Goal: Copy the data exactly as it appears, and do not include any pictures.

Material:
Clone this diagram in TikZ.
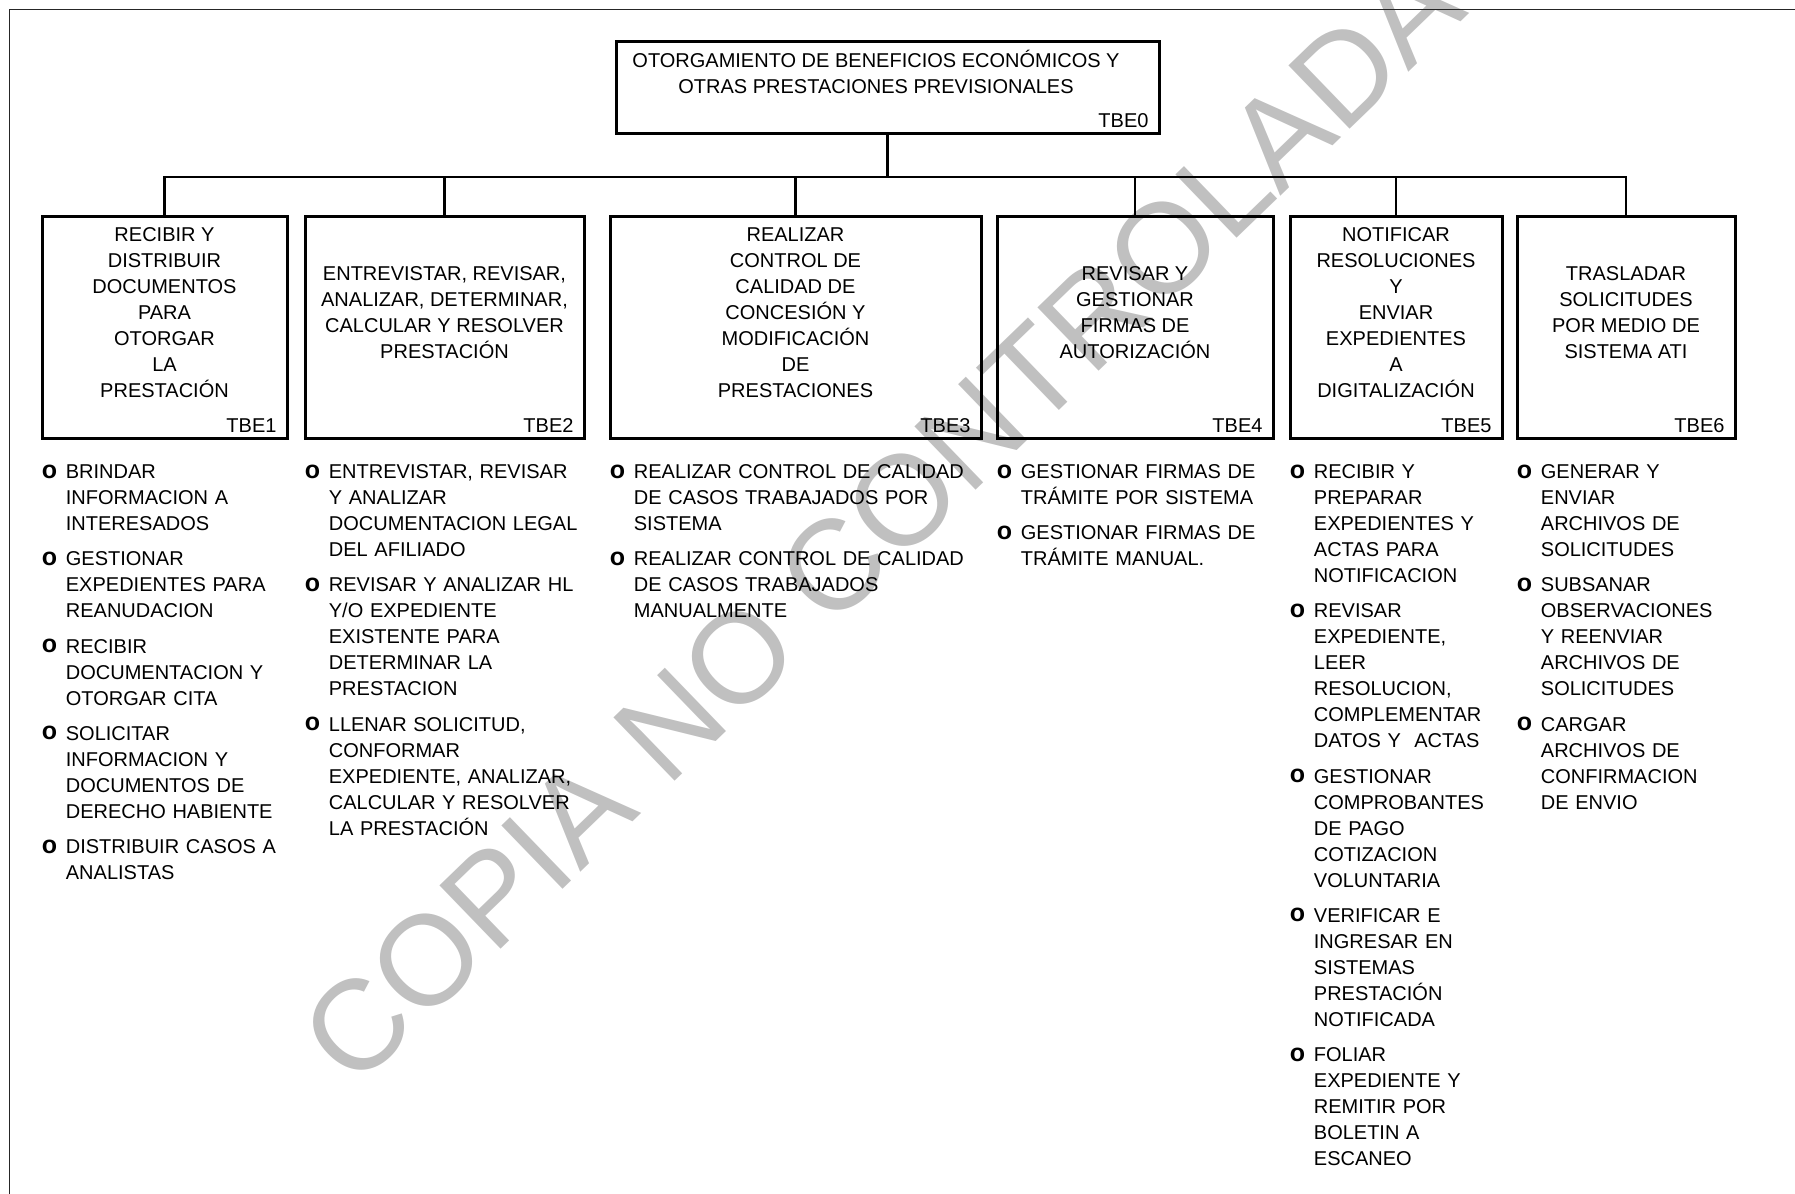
\documentclass[tikz,border=0pt]{standalone}
\usepackage{fontspec}
\setmainfont{Liberation Sans}
\usepackage{xcolor}
\definecolor{marcagris}{RGB}{192,192,192}
\newcommand{\vineta}[1]{\par\hangindent=12pt\hangafter=1\noindent\strut\makebox[12pt][l]{\raisebox{0.2pt}{\fontsize{12.5}{13}\selectfont\bfseries o}}#1\par}

\begin{document}
\begin{tikzpicture}[x=0.5pt,y=0.5pt]
\tikzstyle{every node}+=[inner sep=0pt, font=\fontsize{10}{13}\selectfont]
\tikzstyle{caja}=[draw=black, line width=1.5pt, minimum height=111pt]
\tikzstyle{titulo}=[align=center]
\tikzstyle{codigo}=[anchor=south east, inner xsep=5.8pt, inner ysep=3.3pt]
\tikzstyle{lista}=[anchor=north west, align=left, execute at begin node={\setlength{\parskip}{4.6pt}}]
\tikzstyle{enlace}=[black, line width=1.3pt]
\useasboundingbox (0,0) rectangle (1795,-1194);
\node [rotate=44, text=marcagris, font=\fontsize{64}{64}\selectfont] (marca) at (882,-520) {COPIA NO CONTROLADA};
\draw [black!85, line width=0.9pt] (9.5,-1194) -- (9.5,-9.5) -- (1795,-9.5);

\node [caja, minimum width=271.5pt, minimum height=46pt] (b0) at (887.5,-87) {};
\node [titulo] (t0) at ([xshift=-5.75pt,yshift=7.75pt]b0.center) {OTORGAMIENTO DE BENEFICIOS ECONÓMICOS Y\\OTRAS PRESTACIONES PREVISIONALES};
\node [codigo] (c0) at (b0.south east) {TBE0};

\node [caja, minimum width=122.5pt] (b1) at (164.5,-327) {};
\node [caja, minimum width=139.5pt] (b2) at (444.5,-327) {};
\node [caja, minimum width=185.5pt] (b3) at (795.5,-327) {};
\node [caja, minimum width=138pt] (b4) at (1135,-327) {};
\node [caja, minimum width=106pt] (b5) at (1396,-327) {};
\node [caja, minimum width=109pt] (b6) at (1626,-327) {};

\node [titulo] (t1) at ([yshift=7.25pt]b1.center) {RECIBIR Y\\DISTRIBUIR\\DOCUMENTOS\\PARA\\OTORGAR\\LA\\PRESTACIÓN};
\node [titulo] (t2) at ([yshift=7.25pt]b2.center) {ENTREVISTAR, REVISAR,\\ANALIZAR, DETERMINAR,\\CALCULAR Y RESOLVER\\PRESTACIÓN};
\node [titulo] (t3) at ([yshift=7.25pt]b3.center) {REALIZAR\\CONTROL DE\\CALIDAD DE\\CONCESIÓN Y\\MODIFICACIÓN\\DE\\PRESTACIONES};
\node [titulo] (t4) at ([yshift=7.25pt]b4.center) {REVISAR Y\\GESTIONAR\\FIRMAS DE\\AUTORIZACIÓN};
\node [titulo] (t5) at ([yshift=7.25pt]b5.center) {NOTIFICAR\\RESOLUCIONES\\Y\\ENVIAR\\EXPEDIENTES\\A\\DIGITALIZACIÓN};
\node [titulo] (t6) at ([yshift=7.25pt]b6.center) {TRASLADAR\\SOLICITUDES\\POR MEDIO DE\\SISTEMA ATI};

\foreach \i in {1,...,6}
  \node [codigo] (c\i) at (b\i.south east) {TBE\i};

\coordinate (bus) at (887.5,-177);
\draw [enlace] (b0.south) -- (b0.south |- bus);
\draw [enlace] (b1.north) -- (b1.north |- bus) -- (b6.north |- bus) -- (b6.north);
\foreach \i in {2,...,5}
  \draw [enlace] (b\i.north) -- (b\i.north |- bus);

\node [lista, text width=135pt] (l1) at ([xshift=0.5pt,yshift=-1.8pt]b1.south west) {
\vineta{BRINDAR\newline INFORMACION A\newline INTERESADOS}
\vineta{GESTIONAR\newline EXPEDIENTES PARA\newline REANUDACION}
\vineta{RECIBIR\newline DOCUMENTACION Y\newline OTORGAR CITA}
\vineta{SOLICITAR\newline INFORMACION Y\newline DOCUMENTOS DE\newline DERECHO HABIENTE}
\vineta{DISTRIBUIR CASOS A\newline ANALISTAS}};
\node [lista, text width=150pt] (l2) at ([xshift=0.5pt,yshift=-1.8pt]b2.south west) {
\vineta{ENTREVISTAR, REVISAR\newline Y ANALIZAR\newline DOCUMENTACION LEGAL\newline DEL AFILIADO}
\vineta{REVISAR Y ANALIZAR HL\newline Y/O EXPEDIENTE\newline EXISTENTE PARA\newline DETERMINAR LA\newline PRESTACION}
\vineta{LLENAR SOLICITUD,\newline CONFORMAR\newline EXPEDIENTE, ANALIZAR,\newline CALCULAR Y RESOLVER\newline LA PRESTACIÓN}};
\node [lista, text width=190pt] (l3) at ([xshift=0.5pt,yshift=-1.8pt]b3.south west) {
\vineta{REALIZAR CONTROL DE CALIDAD\newline DE CASOS TRABAJADOS POR\newline SISTEMA}
\vineta{REALIZAR CONTROL DE CALIDAD\newline DE CASOS TRABAJADOS\newline MANUALMENTE}};
\node [lista, text width=145pt] (l4) at ([xshift=0.5pt,yshift=-1.8pt]b4.south west) {
\vineta{GESTIONAR FIRMAS DE\newline TRÁMITE POR SISTEMA}
\vineta{GESTIONAR FIRMAS DE\newline TRÁMITE MANUAL.}};
\node [lista, text width=112pt] (l5) at ([xshift=0.5pt,yshift=-1.8pt]b5.south west) {
\vineta{RECIBIR Y\newline PREPARAR\newline EXPEDIENTES Y\newline ACTAS PARA\newline NOTIFICACION}
\vineta{REVISAR\newline EXPEDIENTE,\newline LEER\newline RESOLUCION,\newline COMPLEMENTAR\newline DATOS Y~ ACTAS}
\vineta{GESTIONAR\newline COMPROBANTES\newline DE PAGO\newline COTIZACION\newline VOLUNTARIA}
\vineta{VERIFICAR E\newline INGRESAR EN\newline SISTEMAS\newline PRESTACIÓN\newline NOTIFICADA}
\vineta{FOLIAR\newline EXPEDIENTE Y\newline REMITIR POR\newline BOLETIN A\newline ESCANEO}};
\node [lista, text width=115pt] (l6) at ([xshift=0.5pt,yshift=-1.8pt]b6.south west) {
\vineta{GENERAR Y\newline ENVIAR\newline ARCHIVOS DE\newline SOLICITUDES}
\vineta{SUBSANAR\newline OBSERVACIONES\newline Y REENVIAR\newline ARCHIVOS DE\newline SOLICITUDES}
\vineta{CARGAR\newline ARCHIVOS DE\newline CONFIRMACION\newline DE ENVIO}};
\end{tikzpicture}
\end{document}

Response to this exercise:
Clone this diagram in TikZ.
\documentclass[tikz,border=0pt]{standalone}
\usepackage{fontspec}
\setmainfont{Liberation Sans}
\usepackage{xcolor}
\definecolor{marcagris}{RGB}{192,192,192}
\newcommand{\vineta}[1]{\par\hangindent=12pt\hangafter=1\noindent\strut\makebox[12pt][l]{\raisebox{0.2pt}{\fontsize{12.5}{13}\selectfont\bfseries o}}#1\par}

\begin{document}
\begin{tikzpicture}[x=0.5pt,y=0.5pt]
\tikzstyle{every node}+=[inner sep=0pt, font=\fontsize{10}{13}\selectfont]
\tikzstyle{caja}=[draw=black, line width=1.5pt, minimum height=111pt]
\tikzstyle{titulo}=[align=center]
\tikzstyle{codigo}=[anchor=south east, inner xsep=5.8pt, inner ysep=3.3pt]
\tikzstyle{lista}=[anchor=north west, align=left, execute at begin node={\setlength{\parskip}{4.6pt}}]
\tikzstyle{enlace}=[black, line width=1.3pt]
\useasboundingbox (0,0) rectangle (1795,-1194);
\node [rotate=44, text=marcagris, font=\fontsize{64}{64}\selectfont] (marca) at (882,-520) {COPIA NO CONTROLADA};
\draw [black!85, line width=0.9pt] (9.5,-1194) -- (9.5,-9.5) -- (1795,-9.5);

\node [caja, minimum width=271.5pt, minimum height=46pt] (b0) at (887.5,-87) {};
\node [titulo] (t0) at ([xshift=-5.75pt,yshift=7.75pt]b0.center) {OTORGAMIENTO DE BENEFICIOS ECONÓMICOS Y\\OTRAS PRESTACIONES PREVISIONALES};
\node [codigo] (c0) at (b0.south east) {TBE0};

\node [caja, minimum width=122.5pt] (b1) at (164.5,-327) {};
\node [caja, minimum width=139.5pt] (b2) at (444.5,-327) {};
\node [caja, minimum width=185.5pt] (b3) at (795.5,-327) {};
\node [caja, minimum width=138pt] (b4) at (1135,-327) {};
\node [caja, minimum width=106pt] (b5) at (1396,-327) {};
\node [caja, minimum width=109pt] (b6) at (1626,-327) {};

\node [titulo] (t1) at ([yshift=7.25pt]b1.center) {RECIBIR Y\\DISTRIBUIR\\DOCUMENTOS\\PARA\\OTORGAR\\LA\\PRESTACIÓN};
\node [titulo] (t2) at ([yshift=7.25pt]b2.center) {ENTREVISTAR, REVISAR,\\ANALIZAR, DETERMINAR,\\CALCULAR Y RESOLVER\\PRESTACIÓN};
\node [titulo] (t3) at ([yshift=7.25pt]b3.center) {REALIZAR\\CONTROL DE\\CALIDAD DE\\CONCESIÓN Y\\MODIFICACIÓN\\DE\\PRESTACIONES};
\node [titulo] (t4) at ([yshift=7.25pt]b4.center) {REVISAR Y\\GESTIONAR\\FIRMAS DE\\AUTORIZACIÓN};
\node [titulo] (t5) at ([yshift=7.25pt]b5.center) {NOTIFICAR\\RESOLUCIONES\\Y\\ENVIAR\\EXPEDIENTES\\A\\DIGITALIZACIÓN};
\node [titulo] (t6) at ([yshift=7.25pt]b6.center) {TRASLADAR\\SOLICITUDES\\POR MEDIO DE\\SISTEMA ATI};

\foreach \i in {1,...,6}
  \node [codigo] (c\i) at (b\i.south east) {TBE\i};

\coordinate (bus) at (887.5,-177);
\draw [enlace] (b0.south) -- (b0.south |- bus);
\draw [enlace] (b1.north) -- (b1.north |- bus) -- (b6.north |- bus) -- (b6.north);
\foreach \i in {2,...,5}
  \draw [enlace] (b\i.north) -- (b\i.north |- bus);

\node [lista, text width=135pt] (l1) at ([xshift=0.5pt,yshift=-1.8pt]b1.south west) {
\vineta{BRINDAR\newline INFORMACION A\newline INTERESADOS}
\vineta{GESTIONAR\newline EXPEDIENTES PARA\newline REANUDACION}
\vineta{RECIBIR\newline DOCUMENTACION Y\newline OTORGAR CITA}
\vineta{SOLICITAR\newline INFORMACION Y\newline DOCUMENTOS DE\newline DERECHO HABIENTE}
\vineta{DISTRIBUIR CASOS A\newline ANALISTAS}};
\node [lista, text width=150pt] (l2) at ([xshift=0.5pt,yshift=-1.8pt]b2.south west) {
\vineta{ENTREVISTAR, REVISAR\newline Y ANALIZAR\newline DOCUMENTACION LEGAL\newline DEL AFILIADO}
\vineta{REVISAR Y ANALIZAR HL\newline Y/O EXPEDIENTE\newline EXISTENTE PARA\newline DETERMINAR LA\newline PRESTACION}
\vineta{LLENAR SOLICITUD,\newline CONFORMAR\newline EXPEDIENTE, ANALIZAR,\newline CALCULAR Y RESOLVER\newline LA PRESTACIÓN}};
\node [lista, text width=190pt] (l3) at ([xshift=0.5pt,yshift=-1.8pt]b3.south west) {
\vineta{REALIZAR CONTROL DE CALIDAD\newline DE CASOS TRABAJADOS POR\newline SISTEMA}
\vineta{REALIZAR CONTROL DE CALIDAD\newline DE CASOS TRABAJADOS\newline MANUALMENTE}};
\node [lista, text width=145pt] (l4) at ([xshift=0.5pt,yshift=-1.8pt]b4.south west) {
\vineta{GESTIONAR FIRMAS DE\newline TRÁMITE POR SISTEMA}
\vineta{GESTIONAR FIRMAS DE\newline TRÁMITE MANUAL.}};
\node [lista, text width=112pt] (l5) at ([xshift=0.5pt,yshift=-1.8pt]b5.south west) {
\vineta{RECIBIR Y\newline PREPARAR\newline EXPEDIENTES Y\newline ACTAS PARA\newline NOTIFICACION}
\vineta{REVISAR\newline EXPEDIENTE,\newline LEER\newline RESOLUCION,\newline COMPLEMENTAR\newline DATOS Y~ ACTAS}
\vineta{GESTIONAR\newline COMPROBANTES\newline DE PAGO\newline COTIZACION\newline VOLUNTARIA}
\vineta{VERIFICAR E\newline INGRESAR EN\newline SISTEMAS\newline PRESTACIÓN\newline NOTIFICADA}
\vineta{FOLIAR\newline EXPEDIENTE Y\newline REMITIR POR\newline BOLETIN A\newline ESCANEO}};
\node [lista, text width=115pt] (l6) at ([xshift=0.5pt,yshift=-1.8pt]b6.south west) {
\vineta{GENERAR Y\newline ENVIAR\newline ARCHIVOS DE\newline SOLICITUDES}
\vineta{SUBSANAR\newline OBSERVACIONES\newline Y REENVIAR\newline ARCHIVOS DE\newline SOLICITUDES}
\vineta{CARGAR\newline ARCHIVOS DE\newline CONFIRMACION\newline DE ENVIO}};
\end{tikzpicture}
\end{document}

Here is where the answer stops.